- Exercise prompt:
Without including any pictures, write out all the entries exactly.

(Entries with chart source code)
┄┄┄┄┄┄┄┄┄┄

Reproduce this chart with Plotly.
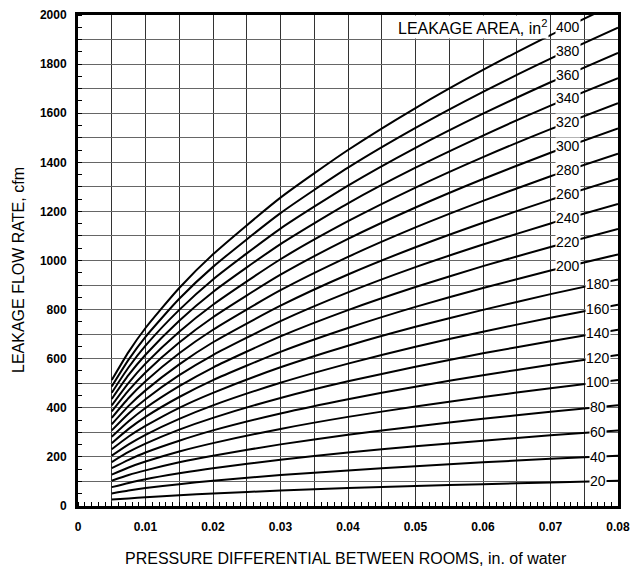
import numpy as np
import plotly.graph_objects as go

# pressure differential, in. of water
dp = [0.005, 0.0075, 0.01, 0.015, 0.02, 0.03, 0.04, 0.05, 0.06, 0.07, 0.08]

# leakage flow rate (cfm) for each leakage area (in^2)
areas = [20, 40, 60, 80, 100, 120, 140, 160, 180, 200,
         220, 240, 260, 280, 300, 320, 340, 360, 380, 400]
q20 = [26, 31, 36, 44, 51, 63, 73, 81, 89, 96, 103]
q40 = [51, 63, 73, 89, 103, 126, 145, 162, 178, 192, 205]
q60 = [77, 94, 109, 133, 154, 188, 218, 243, 266, 288, 308]
q80 = [103, 126, 145, 178, 205, 251, 290, 324, 355, 384, 410]
q100 = [128, 157, 181, 222, 256, 314, 363, 405, 444, 480, 513]
q120 = [154, 188, 218, 266, 308, 377, 435, 486, 533, 575, 615]
q140 = [179, 220, 254, 311, 359, 440, 508, 567, 622, 671, 718]
q160 = [205, 251, 290, 355, 410, 502, 580, 649, 710, 767, 820]
q180 = [231, 283, 326, 400, 461, 565, 653, 730, 799, 863, 923]
q200 = [256, 314, 363, 444, 513, 628, 725, 811, 888, 959, 1025]
q220 = [282, 345, 399, 488, 564, 691, 798, 892, 977, 1055, 1128]
q240 = [308, 377, 435, 533, 615, 753, 870, 973, 1065, 1151, 1230]
q260 = [333, 408, 471, 577, 667, 816, 943, 1054, 1154, 1247, 1333]
q280 = [359, 440, 508, 622, 718, 879, 1015, 1135, 1243, 1343, 1435]
q300 = [385, 471, 544, 666, 769, 942, 1088, 1216, 1332, 1439, 1538]
q320 = [410, 502, 580, 710, 820, 1005, 1160, 1297, 1421, 1535, 1641]
q340 = [436, 534, 616, 755, 872, 1067, 1233, 1378, 1509, 1631, 1743]
q360 = [461, 565, 653, 799, 923, 1130, 1305, 1459, 1598, 1726, 1846]
q380 = [487, 596, 689, 844, 974, 1193, 1378, 1540, 1687, 1822, 1948]
q400 = [513, 628, 725, 888, 1025, 1256, 1450, 1621, 1776, 1918, 2051]
flows = [q20, q40, q60, q80, q100, q120, q140, q160, q180, q200,
         q220, q240, q260, q280, q300, q320, q340, q360, q380, q400]

# tick labels
x_tickvals = [0, 0.005, 0.01, 0.015, 0.02, 0.025, 0.03, 0.035, 0.04,
              0.045, 0.05, 0.055, 0.06, 0.065, 0.07, 0.075, 0.08]
x_ticktext = ["0", "", "0.01", "", "0.02", "", "0.03", "", "0.04",
              "", "0.05", "", "0.06", "", "0.07", "", "0.08"]
y_tickvals = list(range(0, 2001, 100))
y_ticktext = [str(v) if v % 200 == 0 else "" for v in y_tickvals]

FONT = "Liberation Sans, Arial, sans-serif"

fig = go.Figure()
for a, q in zip(areas, flows):
    fig.add_trace(go.Scatter(x=dp, y=q, mode="lines",
                             line=dict(color="black", width=2, shape="spline", smoothing=0.6),
                             showlegend=False, hoverinfo="skip"))

annotations = []
for a, q in zip(areas, flows):
    lx = 0.0726 if a >= 200 else 0.0770
    ly = float(np.interp(lx, dp, q))
    annotations.append(dict(x=lx, y=ly, xref="x", yref="y", text=str(a), showarrow=False,
                            font=dict(family=FONT, size=14, color="black"),
                            bgcolor="white", borderpad=0, xanchor="center", yanchor="middle"))

annotations.append(dict(x=0.0698, y=1950, xref="x", yref="y", text="LEAKAGE AREA, in<sup>2</sup>",
                        showarrow=False, font=dict(family=FONT, size=16, color="black"),
                        bgcolor="white", borderpad=1, xanchor="right", yanchor="middle"))

# axis titles
annotations.append(dict(x=(346 - 78) / 540, y=0, xref="paper", yref="paper", yshift=-52,
                        text="PRESSURE DIFFERENTIAL BETWEEN ROOMS, in. of water", showarrow=False,
                        font=dict(family=FONT, size=16, color="black"),
                        xanchor="center", yanchor="middle"))
annotations.append(dict(x=0, y=(506 - 270) / 491, xref="paper", yref="paper", xshift=-60,
                        text="LEAKAGE FLOW RATE, cfm", showarrow=False, textangle=-90,
                        font=dict(family=FONT, size=16, color="black"),
                        xanchor="center", yanchor="middle"))

fig.update_layout(
    width=631, height=569,
    margin=dict(l=78, r=13, t=15, b=63, autoexpand=False),
    paper_bgcolor="white", plot_bgcolor="white",
    annotations=annotations,
    font=dict(family=FONT, color="black"),
)

fig.update_xaxes(
    range=[0, 0.08], tickmode="array", tickvals=x_tickvals, ticktext=x_ticktext,
    showgrid=True, gridcolor="#333", gridwidth=1,
    minor=dict(dtick=0.001, tick0=0, showgrid=False, ticks="inside", ticklen=4,
               tickcolor="black", tickwidth=1),
    ticks="", showline=True, linecolor="black", linewidth=3, mirror=True, zeroline=False,
    tickfont=dict(family=FONT, size=12, color="black", weight="bold"),
    ticklabelstandoff=8, automargin=False, ticklabeloverflow="allow",
)
fig.update_yaxes(
    range=[0, 2000], tickmode="array", tickvals=y_tickvals, ticktext=y_ticktext,
    showgrid=True, gridcolor="#666", gridwidth=1,
    minor=dict(dtick=50, tick0=0, showgrid=False, ticks="inside", ticklen=4,
               tickcolor="black", tickwidth=1),
    ticks="", showline=True, linecolor="black", linewidth=3, mirror=True, zeroline=False,
    tickfont=dict(family=FONT, size=12, color="black", weight="bold"),
    ticklabelstandoff=6, automargin=False,
)

# remove the default page margin so the figure fills the window exactly
fig.write_html("out.html", config={"displayModeBar": False},
               post_script="document.body.style.margin='0px';document.body.style.overflow='hidden';")
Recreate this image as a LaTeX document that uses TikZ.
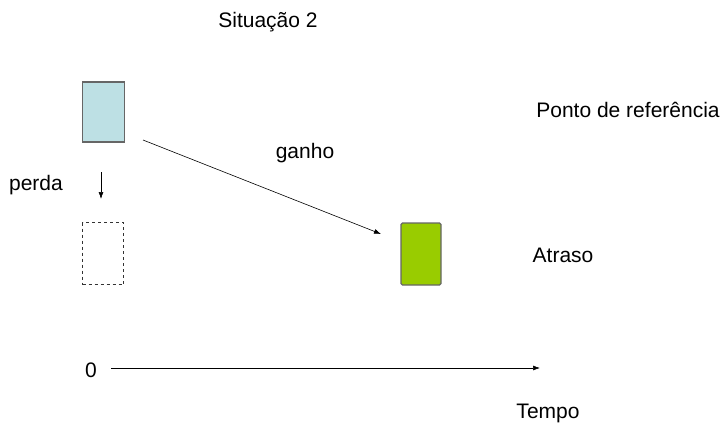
\documentclass[tikz,border=0pt]{standalone}
\usepackage{fontspec}
\usetikzlibrary{arrows.meta}
\setmainfont{Liberation Sans}
\begin{document}
\begin{tikzpicture}[x=1pt,y=-1pt,
  lbl/.style={inner sep=0pt,font=\fontsize{21}{24}\selectfont},
  card/.style={draw=black!60,line width=1.2pt,minimum width=42pt,minimum height=60pt,inner sep=0pt},
  conn/.style={-{Latex[length=7pt,width=5pt]},line width=0.6pt,black}]
\useasboundingbox (0,0) rectangle (727,431);
\node[lbl] (title) at (268,22) {Situação 2};
\node[card,fill={rgb,255:red,189;green,224;blue,228}] (blue) at (103.5,112) {};
\node[card,draw=black!80,line width=0.6pt,dashed,minimum width=41pt,minimum height=62pt] (ghost) at (103,253.5) {};
\node[card,fill={rgb,255:red,153;green,204;blue,0},rounded corners=1.5pt,minimum width=40pt,minimum height=62pt] (green) at (421,254) {};
\node[lbl] (ref) at (628,110) {Ponto de referência};
\node[lbl] (atraso) at (563,255) {Atraso};
\node[lbl] (ganho) at (305,153) {ganho};
\node[lbl] (perda) at (36,185) {perda};
\node[lbl] (zero) at (91,370) {0};
\node[lbl] (tempo) at (548,413) {Tempo};
\coordinate (gs) at (143,140);
\coordinate (ge) at (381,234);
\coordinate (ps) at (101,172);
\coordinate (pe) at (101,199);
\coordinate (as) at (111,368);
\coordinate (ae) at (540,368);
\draw[conn] (gs) -- (ge);
\draw[conn] (ps) -- (pe);
\draw[conn] (as) -- (ae);
\end{tikzpicture}
\end{document}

┄┄┄┄┄┄┄┄┄┄

- Task solution:
Reproduce this chart with Plotly.
import numpy as np
import plotly.graph_objects as go

# pressure differential, in. of water
dp = [0.005, 0.0075, 0.01, 0.015, 0.02, 0.03, 0.04, 0.05, 0.06, 0.07, 0.08]

# leakage flow rate (cfm) for each leakage area (in^2)
areas = [20, 40, 60, 80, 100, 120, 140, 160, 180, 200,
         220, 240, 260, 280, 300, 320, 340, 360, 380, 400]
q20 = [26, 31, 36, 44, 51, 63, 73, 81, 89, 96, 103]
q40 = [51, 63, 73, 89, 103, 126, 145, 162, 178, 192, 205]
q60 = [77, 94, 109, 133, 154, 188, 218, 243, 266, 288, 308]
q80 = [103, 126, 145, 178, 205, 251, 290, 324, 355, 384, 410]
q100 = [128, 157, 181, 222, 256, 314, 363, 405, 444, 480, 513]
q120 = [154, 188, 218, 266, 308, 377, 435, 486, 533, 575, 615]
q140 = [179, 220, 254, 311, 359, 440, 508, 567, 622, 671, 718]
q160 = [205, 251, 290, 355, 410, 502, 580, 649, 710, 767, 820]
q180 = [231, 283, 326, 400, 461, 565, 653, 730, 799, 863, 923]
q200 = [256, 314, 363, 444, 513, 628, 725, 811, 888, 959, 1025]
q220 = [282, 345, 399, 488, 564, 691, 798, 892, 977, 1055, 1128]
q240 = [308, 377, 435, 533, 615, 753, 870, 973, 1065, 1151, 1230]
q260 = [333, 408, 471, 577, 667, 816, 943, 1054, 1154, 1247, 1333]
q280 = [359, 440, 508, 622, 718, 879, 1015, 1135, 1243, 1343, 1435]
q300 = [385, 471, 544, 666, 769, 942, 1088, 1216, 1332, 1439, 1538]
q320 = [410, 502, 580, 710, 820, 1005, 1160, 1297, 1421, 1535, 1641]
q340 = [436, 534, 616, 755, 872, 1067, 1233, 1378, 1509, 1631, 1743]
q360 = [461, 565, 653, 799, 923, 1130, 1305, 1459, 1598, 1726, 1846]
q380 = [487, 596, 689, 844, 974, 1193, 1378, 1540, 1687, 1822, 1948]
q400 = [513, 628, 725, 888, 1025, 1256, 1450, 1621, 1776, 1918, 2051]
flows = [q20, q40, q60, q80, q100, q120, q140, q160, q180, q200,
         q220, q240, q260, q280, q300, q320, q340, q360, q380, q400]

# tick labels
x_tickvals = [0, 0.005, 0.01, 0.015, 0.02, 0.025, 0.03, 0.035, 0.04,
              0.045, 0.05, 0.055, 0.06, 0.065, 0.07, 0.075, 0.08]
x_ticktext = ["0", "", "0.01", "", "0.02", "", "0.03", "", "0.04",
              "", "0.05", "", "0.06", "", "0.07", "", "0.08"]
y_tickvals = list(range(0, 2001, 100))
y_ticktext = [str(v) if v % 200 == 0 else "" for v in y_tickvals]

FONT = "Liberation Sans, Arial, sans-serif"

fig = go.Figure()
for a, q in zip(areas, flows):
    fig.add_trace(go.Scatter(x=dp, y=q, mode="lines",
                             line=dict(color="black", width=2, shape="spline", smoothing=0.6),
                             showlegend=False, hoverinfo="skip"))

annotations = []
for a, q in zip(areas, flows):
    lx = 0.0726 if a >= 200 else 0.0770
    ly = float(np.interp(lx, dp, q))
    annotations.append(dict(x=lx, y=ly, xref="x", yref="y", text=str(a), showarrow=False,
                            font=dict(family=FONT, size=14, color="black"),
                            bgcolor="white", borderpad=0, xanchor="center", yanchor="middle"))

annotations.append(dict(x=0.0698, y=1950, xref="x", yref="y", text="LEAKAGE AREA, in<sup>2</sup>",
                        showarrow=False, font=dict(family=FONT, size=16, color="black"),
                        bgcolor="white", borderpad=1, xanchor="right", yanchor="middle"))

# axis titles
annotations.append(dict(x=(346 - 78) / 540, y=0, xref="paper", yref="paper", yshift=-52,
                        text="PRESSURE DIFFERENTIAL BETWEEN ROOMS, in. of water", showarrow=False,
                        font=dict(family=FONT, size=16, color="black"),
                        xanchor="center", yanchor="middle"))
annotations.append(dict(x=0, y=(506 - 270) / 491, xref="paper", yref="paper", xshift=-60,
                        text="LEAKAGE FLOW RATE, cfm", showarrow=False, textangle=-90,
                        font=dict(family=FONT, size=16, color="black"),
                        xanchor="center", yanchor="middle"))

fig.update_layout(
    width=631, height=569,
    margin=dict(l=78, r=13, t=15, b=63, autoexpand=False),
    paper_bgcolor="white", plot_bgcolor="white",
    annotations=annotations,
    font=dict(family=FONT, color="black"),
)

fig.update_xaxes(
    range=[0, 0.08], tickmode="array", tickvals=x_tickvals, ticktext=x_ticktext,
    showgrid=True, gridcolor="#333", gridwidth=1,
    minor=dict(dtick=0.001, tick0=0, showgrid=False, ticks="inside", ticklen=4,
               tickcolor="black", tickwidth=1),
    ticks="", showline=True, linecolor="black", linewidth=3, mirror=True, zeroline=False,
    tickfont=dict(family=FONT, size=12, color="black", weight="bold"),
    ticklabelstandoff=8, automargin=False, ticklabeloverflow="allow",
)
fig.update_yaxes(
    range=[0, 2000], tickmode="array", tickvals=y_tickvals, ticktext=y_ticktext,
    showgrid=True, gridcolor="#666", gridwidth=1,
    minor=dict(dtick=50, tick0=0, showgrid=False, ticks="inside", ticklen=4,
               tickcolor="black", tickwidth=1),
    ticks="", showline=True, linecolor="black", linewidth=3, mirror=True, zeroline=False,
    tickfont=dict(family=FONT, size=12, color="black", weight="bold"),
    ticklabelstandoff=6, automargin=False,
)

# remove the default page margin so the figure fills the window exactly
fig.write_html("out.html", config={"displayModeBar": False},
               post_script="document.body.style.margin='0px';document.body.style.overflow='hidden';")
Recreate this image as a LaTeX document that uses TikZ.
\documentclass[tikz,border=0pt]{standalone}
\usepackage{fontspec}
\usetikzlibrary{arrows.meta}
\setmainfont{Liberation Sans}
\begin{document}
\begin{tikzpicture}[x=1pt,y=-1pt,
  lbl/.style={inner sep=0pt,font=\fontsize{21}{24}\selectfont},
  card/.style={draw=black!60,line width=1.2pt,minimum width=42pt,minimum height=60pt,inner sep=0pt},
  conn/.style={-{Latex[length=7pt,width=5pt]},line width=0.6pt,black}]
\useasboundingbox (0,0) rectangle (727,431);
\node[lbl] (title) at (268,22) {Situação 2};
\node[card,fill={rgb,255:red,189;green,224;blue,228}] (blue) at (103.5,112) {};
\node[card,draw=black!80,line width=0.6pt,dashed,minimum width=41pt,minimum height=62pt] (ghost) at (103,253.5) {};
\node[card,fill={rgb,255:red,153;green,204;blue,0},rounded corners=1.5pt,minimum width=40pt,minimum height=62pt] (green) at (421,254) {};
\node[lbl] (ref) at (628,110) {Ponto de referência};
\node[lbl] (atraso) at (563,255) {Atraso};
\node[lbl] (ganho) at (305,153) {ganho};
\node[lbl] (perda) at (36,185) {perda};
\node[lbl] (zero) at (91,370) {0};
\node[lbl] (tempo) at (548,413) {Tempo};
\coordinate (gs) at (143,140);
\coordinate (ge) at (381,234);
\coordinate (ps) at (101,172);
\coordinate (pe) at (101,199);
\coordinate (as) at (111,368);
\coordinate (ae) at (540,368);
\draw[conn] (gs) -- (ge);
\draw[conn] (ps) -- (pe);
\draw[conn] (as) -- (ae);
\end{tikzpicture}
\end{document}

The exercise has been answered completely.